Nach der Pause löst sich der Salon auf, die beiden
Einzelteile drehen sich, werden genauer gesagt von dem um das Klosterherumlungernden
Pöbel gedreht, die alte Welt gerät ins Wanken. Immer mehr nähern sich diese
bedrohlichen dunklen Gestalten dem Kloster. Der Bruder besucht Blanche ein
letztes Mal und wird dann auf der Straße ermordet. Dann flieht Blanche aus dem
Kloster, erschreckt durch den Schwur der Nonnen, gemeinsam das Martyrium zu
erleiden, als die Kommissare das Kloster räumen lassen. Der Salon fügt sich
wieder zusammen. Wir sehen das Anfangsbild mit der kauernden Blanche. Bis
hierher war die Inszenierung als Rückblick gedacht. Es folgt das Bild mit den
Nonnen im Kerker und schließlich die oben beschriebene Hinrichtung.
Die Kostüme von Uta Meenen greifen bei der Familie von
Blanche Kleidung des Ancien Régime auf. Bei den Nonnen ist als Detail doch
anzumerken, dass es sich um „unbeschuhte Karlmelitinnen“ handelt, es wären also
statt der Schuhe Sandalen passend gewesen. Das Volk ist konsequent in Schwarz
gekleidet, um die Bedrohlichkeit zu unterstreichen, hier allerdings in einer
erst für das 19. Jahrhundert typischen Kleidung, aber solche Kostümkollagen
sind ja gerade üblich.
Die gesanglichen Leistungen sind unterschiedlich.

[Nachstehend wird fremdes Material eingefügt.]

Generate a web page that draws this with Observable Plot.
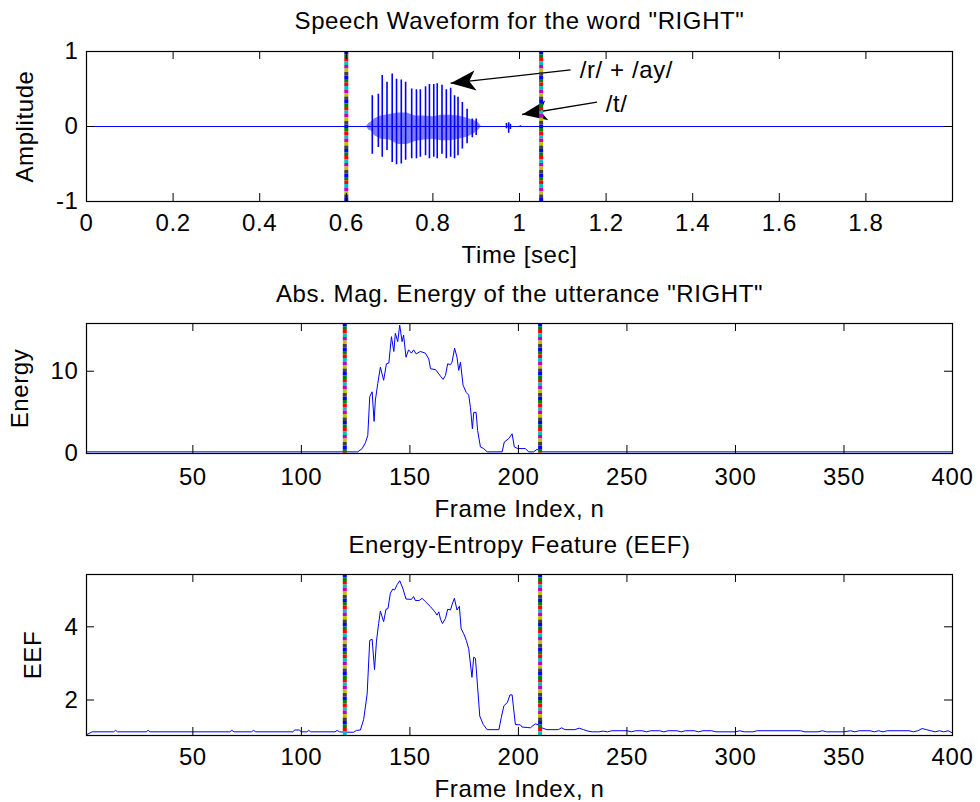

Hervorzuheben ist Noriko Ogawa-Yatake als alte Priorin. Ihr steht die neue
Priorin Petra Schmidt nicht nach. Bele Kumberger als nicht nur überspannte
sondern etwas übertrieben traumatisierte Blanche singt in den ruhigen und
stillen Partien sehr schön, neigt allerdings in den Höhen und lauten Stellen
dazu, unangenehm scharf zu werden; es ist überzogen, wenn sie Constance
dermaßen ankeift. Almuth Herbst verkörpert eine ruhige Mère Marie, aber auch
sie müsste Blanche nicht dermaßen anblöken, weil sie ihren Posten in der
Kapelle verlassen hat. Diese Aufgeregtheit passt nicht so ganz zur stillen
Szenerie des Karmels. Unter den Männerrollen singt Ibrahim Yesilay als
Chevalier de la Force mit schönem Tenor. Bei Rasmus Baumann hätte man sich eine
stärkere Akzentuierung des Orchesters gewünscht – aber trotzdem ein eindrucksvoller Klang dieser besonderen Stimmung, den die Neue
Philharmonie Westfalen da entfaltet.